When Mike Yankoski was 22, he wrote Under the Overpass. In this book he described his fascinating experiences as a homeless man. Mike took a break from his college education and lived on the streets of several large U.S. cities.
Yankoski prepared himself for this unusual experiment by reading books about homelessness, working at a homeless shelter, and gathering a group of advisers. He then let his hair and beard grow out, bought a worn-out backpack at a junk store, put a spare sweatshirt in it, and emptied his wallet. For the next five months he slept under bridges, panhandled, asked churches for food, and became so hungry at times that he ate out of garbage cans.
Mike Yankoski put himself through this painful ordeal for noble reasons. He longed to deepen his understanding of and compassion for the homeless poor. And he wanted to draw attention to their plight so that more people would extend a helping hand.

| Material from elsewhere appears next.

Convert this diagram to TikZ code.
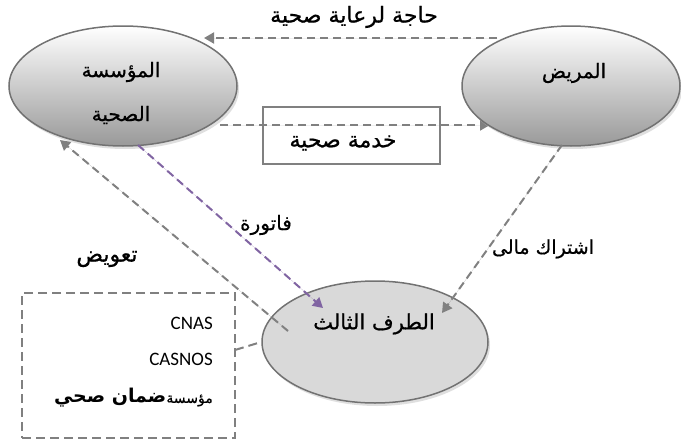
\documentclass[tikz,border=0pt]{standalone}
\usepackage{fontspec}
\setmainfont{Carlito}
\newfontfamily\arabicfont[Script=Arabic,FakeBold=0.7]{DejaVu Sans}
\newfontfamily\arabicboldfont[Script=Arabic]{DejaVu Sans Bold}
\TeXXeTstate=1
\usetikzlibrary{shapes.geometric,shadows,arrows.meta}
\definecolor{linegray}{HTML}{808080}
\definecolor{rimgray}{HTML}{727272}
\definecolor{billpurple}{HTML}{8064A2}
\tikzset{
  party/.style={ellipse, draw=rimgray, line width=1.5pt, inner sep=0pt,
    drop shadow={shadow xshift=2pt, shadow yshift=-3pt, fill=black!25}},
  lightparty/.style={party, top color=white, bottom color=black!40},
  plainparty/.style={party, fill=black!15},
  tip/.style={-{Triangle[length=10pt,width=11pt]}},
  flow/.style={draw=linegray, line width=2pt, dash pattern=on 8pt off 5pt, tip},
  billflow/.style={flow, draw=billpurple, fill=billpurple},
  ar/.style={font=\arabicfont\fontsize{20}{24}\selectfont, inner sep=0pt},
  lat/.style={font=\fontsize{19}{22}\selectfont, inner sep=0pt, anchor=east},
}
\begin{document}
\begin{tikzpicture}[x=1pt,y=-1pt]
\useasboundingbox (0,0) rectangle (681,442);

% service box and the two horizontal flows
\node[draw=linegray, line width=1.5pt, minimum width=177pt, minimum height=57pt, inner sep=0pt] (svcbox) at (351.5,135.5) {};
\node[ar, font=\arabicfont\fontsize{22}{26}\selectfont] (svclbl) at (343,143) {\beginR خدمة صحية\endR};

\coordinate (needS) at (497,38);
\coordinate (needE) at (204,38);
\draw[flow, fill=linegray] (needS) -- (needE);
\node[ar, font=\arabicfont\fontsize{22}{26}\selectfont] (needlbl) at (354,17) {\beginR حاجة لرعاية صحية\endR};

\coordinate (svcS) at (220,125);
\coordinate (svcE) at (490,125);
\draw[flow, fill=linegray] (svcS) -- (svcE);

% the three parties
\node[lightparty, minimum width=228pt, minimum height=120pt] (inst) at (123,86) {};
\node[lightparty, minimum width=218pt, minimum height=120pt] (pat) at (571,86) {};
\node[plainparty, minimum width=226pt, minimum height=122pt] (third) at (375,342) {};

\node[ar] (instA) at (121,72) {\beginR المؤسسة\endR};
\node[ar] (instB) at (121,115) {\beginR الصحية\endR};
\node[ar] (patlbl) at (574,73) {\beginR المريض\endR};
\node[ar, font=\arabicfont\fontsize{21}{25}\selectfont] (thirdlbl) at (374,324) {\beginR الطرف الثالث\endR};

% invoice, subscription and compensation
\coordinate (billS) at (138,145);
\coordinate (billE) at (323,308);
\draw[billflow] (billS) -- (billE);
\node[ar] (billlbl) at (266,225) {\beginR فاتورة\endR};

\coordinate (subS) at (562,145);
\coordinate (subE) at (442,313);
\draw[flow, fill=linegray] (subS) -- (subE);
\node[ar, font=\arabicfont\fontsize{19}{23}\selectfont] (sublbl) at (543,249) {\beginR اشتراك مالى\endR};

\coordinate (compS) at (288,331);
\coordinate (compE) at (60,140);
\draw[flow, fill=linegray] (compS) -- (compE);
\node[ar, font=\arabicfont\fontsize{22}{26}\selectfont] (complbl) at (107,259) {\beginR تعويض\endR};

% insurers box
\node[draw=linegray, line width=2pt, dash pattern=on 9pt off 5pt, minimum width=213pt, minimum height=145pt, inner sep=0pt] (insbox) at (128.5,365.5) {};
\coordinate (insJ) at (235,350);
\draw[draw=linegray, line width=2pt, dash pattern=on 9pt off 5pt] (insJ) -- (third.west);
\node[lat] (cnas) at (213,323) {CNAS};
\node[lat] (casnos) at (213,359) {CASNOS};
\node[ar, anchor=east] (trust) at (213,398) {\beginR{\fontsize{14}{17}\selectfont مؤسسة}{\arabicboldfont\fontsize{19}{23}\selectfont ضمان صحي}\endR};
\end{tikzpicture}
\end{document}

This self-imposed homelessness reminds us of the far greater sacrifice of Jesus. Although he “was in the form of God,” Christ “did not count equality with God a thing to be grasped, but emptied himself, taking the form of a servant, being born in the likeness of men. And being found in human form he humbled himself and became obedient unto death, even death on a cross” (Phil. 2:6-8). And why did Jesus leave the glory of heaven to live on earth and suffer death at wicked hands? First, he wanted to identify with our condition. The Bible says that “we have not a high priest who is unable to sympathize with our weaknesses, but one who in every respect has been tempted as we are, yet without sinning” (Heb. 4:15). Second, Jesus wanted to become our advocate. Since “he himself has suffered and been tempted, he is able to help those who are tempted” (2:18). May his sacred name be praised forever!